Everything required of us to send to Colombia is now officially out of
our hands (not that any of it ever was in our hands, spiritually speaking).
All of our documents and reports are with our agency,
ready to be sent out early next week. Unfortunately, looks like that will
be Tuesday, due to the holiday. (I think I have grown a love/hate relationship
with holidays recently....need them desperately just for the mental and
physical break, but hate how they keep interrupting this process.) I
e-mailed our lawyer to let him know they were coming so he can communicate that
with the people over our case.
Subconciously, I'm just not able to think beyond the present or
plan at all ahead right now.
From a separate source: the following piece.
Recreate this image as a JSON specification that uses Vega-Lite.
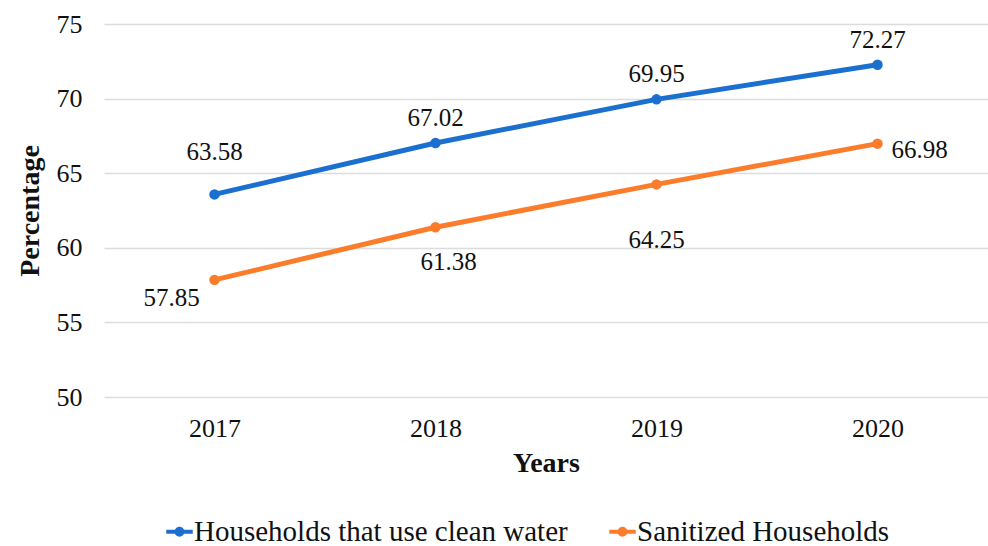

I saw where that got me last time, and
besides completely changing how I live life over the last three years, there's
a part of my heart that just won't even go there. My whole focus has been
on arriving at today, getting through this tedious process of collecting all
these documents in as timely of a manner as we could. Now what? I
can't even go there. Somehow my heart won't let me. Yes, they gave
us an unofficial, informal approval back in November. Yes, they let us
know we found favor in their eyes, but still wanted more specific information
on a few matters (family support, specific preparations, and the whole scenario
with Julian). But until the rest of those documents arrive in Colombia ,
within the time frame they are wanting, no official approval can be given in
written form. I'm find myself still holding my breath.
I'm just glad it's completely out of our hands now.